▶ Given instruction:
The entries below should be output exactly as written.

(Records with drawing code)
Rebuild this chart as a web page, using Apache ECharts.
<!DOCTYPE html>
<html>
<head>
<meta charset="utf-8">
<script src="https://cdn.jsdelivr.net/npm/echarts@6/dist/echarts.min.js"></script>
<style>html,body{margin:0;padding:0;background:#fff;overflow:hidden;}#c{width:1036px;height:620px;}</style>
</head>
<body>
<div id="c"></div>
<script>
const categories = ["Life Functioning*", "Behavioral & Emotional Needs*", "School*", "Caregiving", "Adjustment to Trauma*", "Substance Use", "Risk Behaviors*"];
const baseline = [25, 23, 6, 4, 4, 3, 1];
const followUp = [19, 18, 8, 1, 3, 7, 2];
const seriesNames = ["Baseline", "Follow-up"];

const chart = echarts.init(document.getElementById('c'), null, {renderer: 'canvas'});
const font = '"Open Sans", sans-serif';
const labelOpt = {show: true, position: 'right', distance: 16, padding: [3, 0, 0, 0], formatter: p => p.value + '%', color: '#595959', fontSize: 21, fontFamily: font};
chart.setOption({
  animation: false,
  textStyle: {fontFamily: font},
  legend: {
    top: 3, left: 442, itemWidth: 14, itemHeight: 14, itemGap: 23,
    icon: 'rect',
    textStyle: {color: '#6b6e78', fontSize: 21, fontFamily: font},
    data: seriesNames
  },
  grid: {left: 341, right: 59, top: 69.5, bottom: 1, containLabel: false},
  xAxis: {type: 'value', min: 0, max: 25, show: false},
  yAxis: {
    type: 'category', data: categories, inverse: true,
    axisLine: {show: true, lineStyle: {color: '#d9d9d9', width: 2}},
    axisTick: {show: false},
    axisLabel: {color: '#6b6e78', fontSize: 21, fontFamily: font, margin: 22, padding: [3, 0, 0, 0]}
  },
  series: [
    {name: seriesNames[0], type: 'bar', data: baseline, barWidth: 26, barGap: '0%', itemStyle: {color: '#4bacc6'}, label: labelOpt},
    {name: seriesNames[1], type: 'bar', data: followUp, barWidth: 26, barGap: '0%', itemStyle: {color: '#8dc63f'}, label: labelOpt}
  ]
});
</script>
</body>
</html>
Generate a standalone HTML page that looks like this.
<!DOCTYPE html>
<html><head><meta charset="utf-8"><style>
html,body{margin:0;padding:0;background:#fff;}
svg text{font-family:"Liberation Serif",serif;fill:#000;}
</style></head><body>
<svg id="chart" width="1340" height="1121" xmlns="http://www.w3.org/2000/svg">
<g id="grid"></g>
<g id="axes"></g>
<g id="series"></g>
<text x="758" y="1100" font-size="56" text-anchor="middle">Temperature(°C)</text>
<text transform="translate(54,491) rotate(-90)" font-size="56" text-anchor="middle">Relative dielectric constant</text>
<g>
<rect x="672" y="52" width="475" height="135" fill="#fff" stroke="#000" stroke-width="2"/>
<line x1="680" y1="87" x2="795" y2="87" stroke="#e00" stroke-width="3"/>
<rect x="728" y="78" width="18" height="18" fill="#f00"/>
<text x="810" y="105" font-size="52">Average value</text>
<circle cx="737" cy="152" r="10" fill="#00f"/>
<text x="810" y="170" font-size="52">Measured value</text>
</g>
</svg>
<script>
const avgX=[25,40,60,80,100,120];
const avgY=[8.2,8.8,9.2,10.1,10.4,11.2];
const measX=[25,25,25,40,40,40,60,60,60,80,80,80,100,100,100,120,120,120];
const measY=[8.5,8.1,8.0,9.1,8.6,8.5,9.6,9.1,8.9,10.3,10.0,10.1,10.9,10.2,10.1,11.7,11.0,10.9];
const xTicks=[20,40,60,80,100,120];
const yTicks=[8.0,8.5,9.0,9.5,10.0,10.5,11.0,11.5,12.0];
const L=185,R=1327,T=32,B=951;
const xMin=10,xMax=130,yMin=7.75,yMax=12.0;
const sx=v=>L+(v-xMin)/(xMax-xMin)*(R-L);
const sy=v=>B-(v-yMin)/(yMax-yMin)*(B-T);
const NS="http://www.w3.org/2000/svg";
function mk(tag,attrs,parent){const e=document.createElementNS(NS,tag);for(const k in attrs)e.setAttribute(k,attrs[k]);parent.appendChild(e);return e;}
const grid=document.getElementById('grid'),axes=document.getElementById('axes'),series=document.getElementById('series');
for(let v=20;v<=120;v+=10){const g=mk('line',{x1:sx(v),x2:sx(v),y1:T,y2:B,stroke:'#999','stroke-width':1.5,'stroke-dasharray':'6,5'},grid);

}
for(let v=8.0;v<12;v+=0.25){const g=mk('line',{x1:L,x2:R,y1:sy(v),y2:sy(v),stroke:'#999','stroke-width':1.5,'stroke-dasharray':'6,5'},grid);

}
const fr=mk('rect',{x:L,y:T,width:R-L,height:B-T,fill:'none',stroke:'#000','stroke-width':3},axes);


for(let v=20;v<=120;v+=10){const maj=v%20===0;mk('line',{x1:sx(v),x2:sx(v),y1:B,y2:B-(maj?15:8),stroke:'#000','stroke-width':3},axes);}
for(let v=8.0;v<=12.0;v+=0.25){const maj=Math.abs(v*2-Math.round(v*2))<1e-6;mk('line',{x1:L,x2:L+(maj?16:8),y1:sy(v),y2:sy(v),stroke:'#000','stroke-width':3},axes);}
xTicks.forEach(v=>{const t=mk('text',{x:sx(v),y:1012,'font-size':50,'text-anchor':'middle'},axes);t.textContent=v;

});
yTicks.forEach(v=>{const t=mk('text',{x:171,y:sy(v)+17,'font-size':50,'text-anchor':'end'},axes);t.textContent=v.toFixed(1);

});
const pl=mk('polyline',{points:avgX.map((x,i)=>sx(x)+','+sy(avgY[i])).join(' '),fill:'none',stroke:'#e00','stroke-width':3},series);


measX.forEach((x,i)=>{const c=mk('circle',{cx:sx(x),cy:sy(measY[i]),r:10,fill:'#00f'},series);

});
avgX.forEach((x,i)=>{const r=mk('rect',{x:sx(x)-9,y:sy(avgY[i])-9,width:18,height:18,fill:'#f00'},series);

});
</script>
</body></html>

▶ Solution to this task:
Rebuild this chart as a web page, using Apache ECharts.
<!DOCTYPE html>
<html>
<head>
<meta charset="utf-8">
<script src="https://cdn.jsdelivr.net/npm/echarts@6/dist/echarts.min.js"></script>
<style>html,body{margin:0;padding:0;background:#fff;overflow:hidden;}#c{width:1036px;height:620px;}</style>
</head>
<body>
<div id="c"></div>
<script>
const categories = ["Life Functioning*", "Behavioral & Emotional Needs*", "School*", "Caregiving", "Adjustment to Trauma*", "Substance Use", "Risk Behaviors*"];
const baseline = [25, 23, 6, 4, 4, 3, 1];
const followUp = [19, 18, 8, 1, 3, 7, 2];
const seriesNames = ["Baseline", "Follow-up"];

const chart = echarts.init(document.getElementById('c'), null, {renderer: 'canvas'});
const font = '"Open Sans", sans-serif';
const labelOpt = {show: true, position: 'right', distance: 16, padding: [3, 0, 0, 0], formatter: p => p.value + '%', color: '#595959', fontSize: 21, fontFamily: font};
chart.setOption({
  animation: false,
  textStyle: {fontFamily: font},
  legend: {
    top: 3, left: 442, itemWidth: 14, itemHeight: 14, itemGap: 23,
    icon: 'rect',
    textStyle: {color: '#6b6e78', fontSize: 21, fontFamily: font},
    data: seriesNames
  },
  grid: {left: 341, right: 59, top: 69.5, bottom: 1, containLabel: false},
  xAxis: {type: 'value', min: 0, max: 25, show: false},
  yAxis: {
    type: 'category', data: categories, inverse: true,
    axisLine: {show: true, lineStyle: {color: '#d9d9d9', width: 2}},
    axisTick: {show: false},
    axisLabel: {color: '#6b6e78', fontSize: 21, fontFamily: font, margin: 22, padding: [3, 0, 0, 0]}
  },
  series: [
    {name: seriesNames[0], type: 'bar', data: baseline, barWidth: 26, barGap: '0%', itemStyle: {color: '#4bacc6'}, label: labelOpt},
    {name: seriesNames[1], type: 'bar', data: followUp, barWidth: 26, barGap: '0%', itemStyle: {color: '#8dc63f'}, label: labelOpt}
  ]
});
</script>
</body>
</html>
Generate a standalone HTML page that looks like this.
<!DOCTYPE html>
<html><head><meta charset="utf-8"><style>
html,body{margin:0;padding:0;background:#fff;}
svg text{font-family:"Liberation Serif",serif;fill:#000;}
</style></head><body>
<svg id="chart" width="1340" height="1121" xmlns="http://www.w3.org/2000/svg">
<g id="grid"></g>
<g id="axes"></g>
<g id="series"></g>
<text x="758" y="1100" font-size="56" text-anchor="middle">Temperature(°C)</text>
<text transform="translate(54,491) rotate(-90)" font-size="56" text-anchor="middle">Relative dielectric constant</text>
<g>
<rect x="672" y="52" width="475" height="135" fill="#fff" stroke="#000" stroke-width="2"/>
<line x1="680" y1="87" x2="795" y2="87" stroke="#e00" stroke-width="3"/>
<rect x="728" y="78" width="18" height="18" fill="#f00"/>
<text x="810" y="105" font-size="52">Average value</text>
<circle cx="737" cy="152" r="10" fill="#00f"/>
<text x="810" y="170" font-size="52">Measured value</text>
</g>
</svg>
<script>
const avgX=[25,40,60,80,100,120];
const avgY=[8.2,8.8,9.2,10.1,10.4,11.2];
const measX=[25,25,25,40,40,40,60,60,60,80,80,80,100,100,100,120,120,120];
const measY=[8.5,8.1,8.0,9.1,8.6,8.5,9.6,9.1,8.9,10.3,10.0,10.1,10.9,10.2,10.1,11.7,11.0,10.9];
const xTicks=[20,40,60,80,100,120];
const yTicks=[8.0,8.5,9.0,9.5,10.0,10.5,11.0,11.5,12.0];
const L=185,R=1327,T=32,B=951;
const xMin=10,xMax=130,yMin=7.75,yMax=12.0;
const sx=v=>L+(v-xMin)/(xMax-xMin)*(R-L);
const sy=v=>B-(v-yMin)/(yMax-yMin)*(B-T);
const NS="http://www.w3.org/2000/svg";
function mk(tag,attrs,parent){const e=document.createElementNS(NS,tag);for(const k in attrs)e.setAttribute(k,attrs[k]);parent.appendChild(e);return e;}
const grid=document.getElementById('grid'),axes=document.getElementById('axes'),series=document.getElementById('series');
for(let v=20;v<=120;v+=10){const g=mk('line',{x1:sx(v),x2:sx(v),y1:T,y2:B,stroke:'#999','stroke-width':1.5,'stroke-dasharray':'6,5'},grid);

}
for(let v=8.0;v<12;v+=0.25){const g=mk('line',{x1:L,x2:R,y1:sy(v),y2:sy(v),stroke:'#999','stroke-width':1.5,'stroke-dasharray':'6,5'},grid);

}
const fr=mk('rect',{x:L,y:T,width:R-L,height:B-T,fill:'none',stroke:'#000','stroke-width':3},axes);


for(let v=20;v<=120;v+=10){const maj=v%20===0;mk('line',{x1:sx(v),x2:sx(v),y1:B,y2:B-(maj?15:8),stroke:'#000','stroke-width':3},axes);}
for(let v=8.0;v<=12.0;v+=0.25){const maj=Math.abs(v*2-Math.round(v*2))<1e-6;mk('line',{x1:L,x2:L+(maj?16:8),y1:sy(v),y2:sy(v),stroke:'#000','stroke-width':3},axes);}
xTicks.forEach(v=>{const t=mk('text',{x:sx(v),y:1012,'font-size':50,'text-anchor':'middle'},axes);t.textContent=v;

});
yTicks.forEach(v=>{const t=mk('text',{x:171,y:sy(v)+17,'font-size':50,'text-anchor':'end'},axes);t.textContent=v.toFixed(1);

});
const pl=mk('polyline',{points:avgX.map((x,i)=>sx(x)+','+sy(avgY[i])).join(' '),fill:'none',stroke:'#e00','stroke-width':3},series);


measX.forEach((x,i)=>{const c=mk('circle',{cx:sx(x),cy:sy(measY[i]),r:10,fill:'#00f'},series);

});
avgX.forEach((x,i)=>{const r=mk('rect',{x:sx(x)-9,y:sy(avgY[i])-9,width:18,height:18,fill:'#f00'},series);

});
</script>
</body></html>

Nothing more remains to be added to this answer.